### YOUR INSTRUCTIONS
Extract, exactly as written, each line from the start of the records below to the line containing "var yMin = 0, yMax = 5000000, yStep = 500000;", both ends included; drop the pictures.

### EXERCISE DATA
..........

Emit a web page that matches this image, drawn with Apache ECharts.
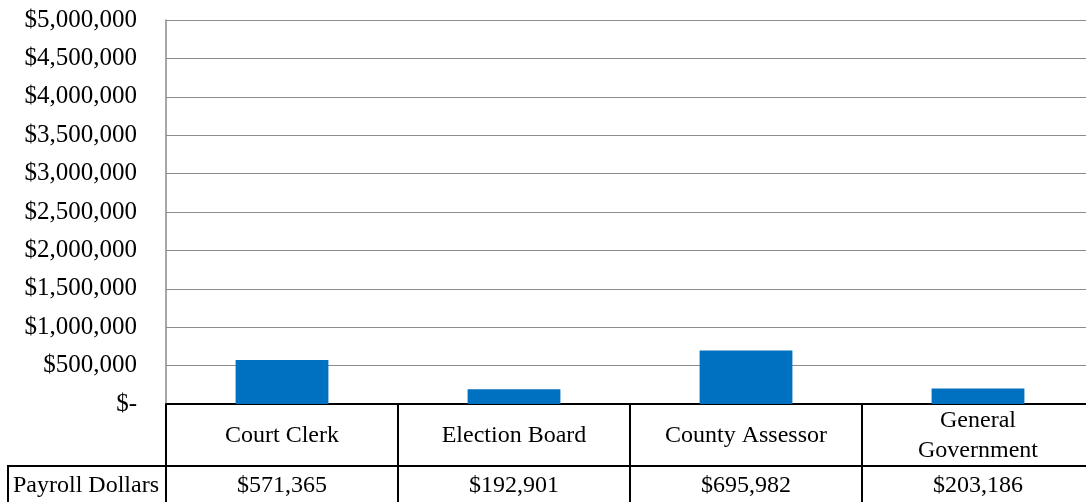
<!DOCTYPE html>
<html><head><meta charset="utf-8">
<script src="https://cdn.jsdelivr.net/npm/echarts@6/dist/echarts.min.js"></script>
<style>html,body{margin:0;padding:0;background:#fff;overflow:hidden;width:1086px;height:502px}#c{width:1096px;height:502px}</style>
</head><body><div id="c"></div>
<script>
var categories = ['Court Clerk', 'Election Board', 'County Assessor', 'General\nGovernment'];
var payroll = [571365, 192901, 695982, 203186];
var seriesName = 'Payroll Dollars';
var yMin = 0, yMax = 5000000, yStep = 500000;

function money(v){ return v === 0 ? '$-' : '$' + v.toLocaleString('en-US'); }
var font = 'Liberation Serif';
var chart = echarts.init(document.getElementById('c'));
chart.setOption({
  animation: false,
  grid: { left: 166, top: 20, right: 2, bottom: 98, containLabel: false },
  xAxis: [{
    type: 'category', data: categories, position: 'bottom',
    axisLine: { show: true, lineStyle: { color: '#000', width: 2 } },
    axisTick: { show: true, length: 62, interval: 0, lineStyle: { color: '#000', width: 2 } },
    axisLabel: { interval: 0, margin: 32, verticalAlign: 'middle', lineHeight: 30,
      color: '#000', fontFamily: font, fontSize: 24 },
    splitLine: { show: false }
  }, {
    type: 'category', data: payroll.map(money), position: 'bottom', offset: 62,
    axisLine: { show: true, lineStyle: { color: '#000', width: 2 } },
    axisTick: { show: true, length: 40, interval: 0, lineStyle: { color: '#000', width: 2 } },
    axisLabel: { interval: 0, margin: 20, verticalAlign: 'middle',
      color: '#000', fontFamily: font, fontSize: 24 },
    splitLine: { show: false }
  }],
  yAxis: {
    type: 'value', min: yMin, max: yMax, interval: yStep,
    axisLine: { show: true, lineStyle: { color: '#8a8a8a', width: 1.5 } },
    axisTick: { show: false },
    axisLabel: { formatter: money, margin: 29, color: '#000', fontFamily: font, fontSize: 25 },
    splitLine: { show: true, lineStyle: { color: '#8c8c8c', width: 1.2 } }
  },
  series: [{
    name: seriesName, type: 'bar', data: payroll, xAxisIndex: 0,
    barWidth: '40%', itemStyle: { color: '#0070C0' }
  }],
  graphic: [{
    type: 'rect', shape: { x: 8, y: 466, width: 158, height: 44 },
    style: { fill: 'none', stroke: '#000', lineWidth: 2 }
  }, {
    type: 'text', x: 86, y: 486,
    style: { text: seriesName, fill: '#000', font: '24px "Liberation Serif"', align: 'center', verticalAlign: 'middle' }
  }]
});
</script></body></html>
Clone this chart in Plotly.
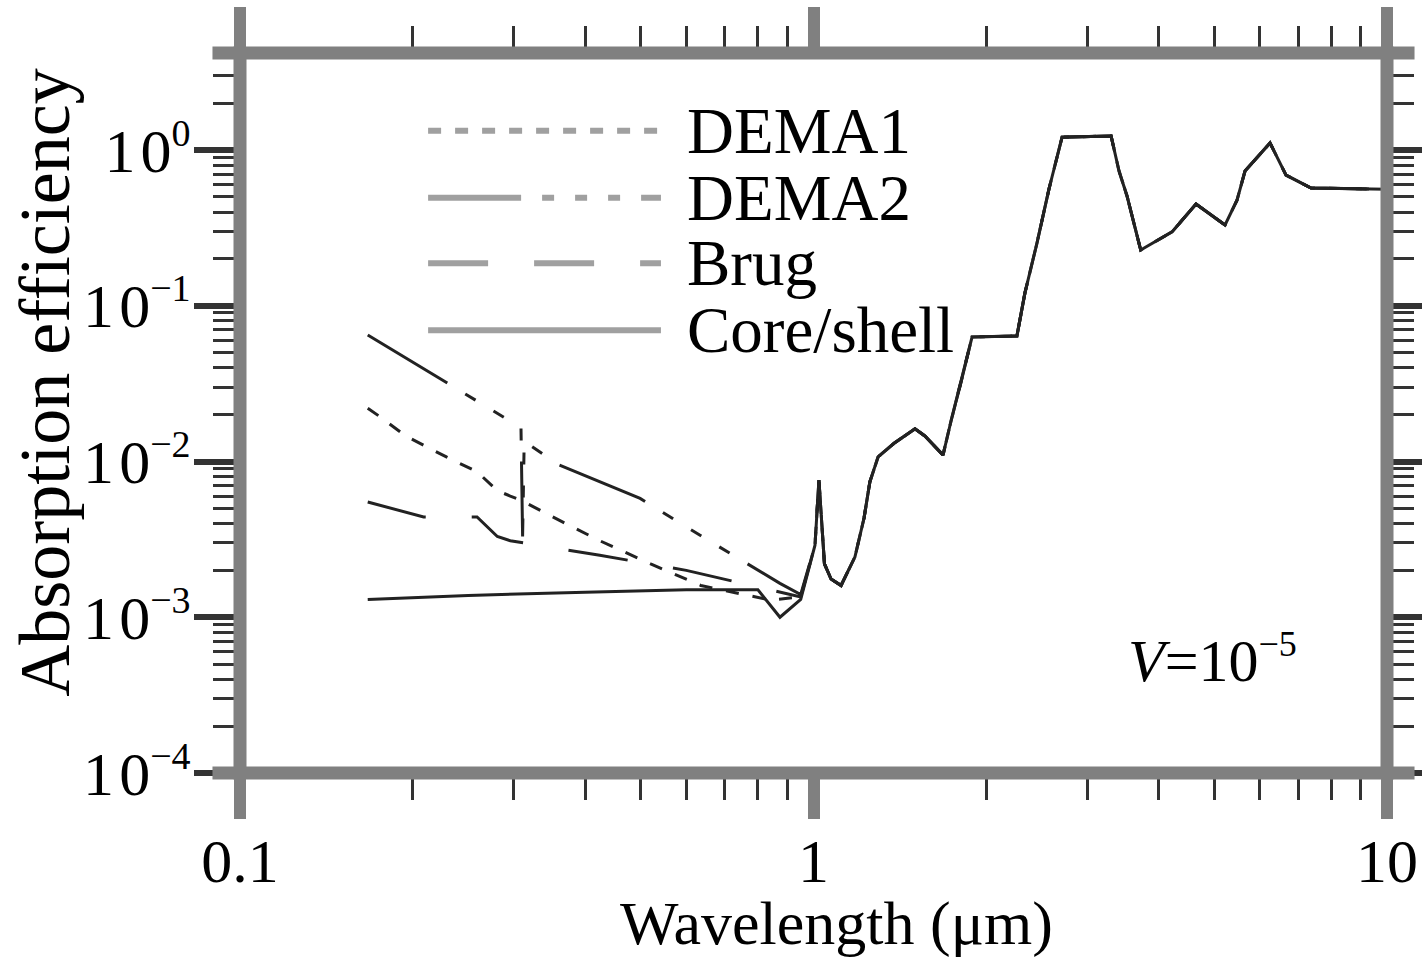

..........

### REPLY
Emit a web page that matches this image, drawn with Apache ECharts.
<!DOCTYPE html>
<html><head><meta charset="utf-8">
<script src="https://cdn.jsdelivr.net/npm/echarts@6/dist/echarts.min.js"></script>
<style>html,body{margin:0;padding:0;background:#fff;overflow:hidden;width:1086px;height:502px}#c{width:1096px;height:502px}</style>
</head><body><div id="c"></div>
<script>
var categories = ['Court Clerk', 'Election Board', 'County Assessor', 'General\nGovernment'];
var payroll = [571365, 192901, 695982, 203186];
var seriesName = 'Payroll Dollars';
var yMin = 0, yMax = 5000000, yStep = 500000;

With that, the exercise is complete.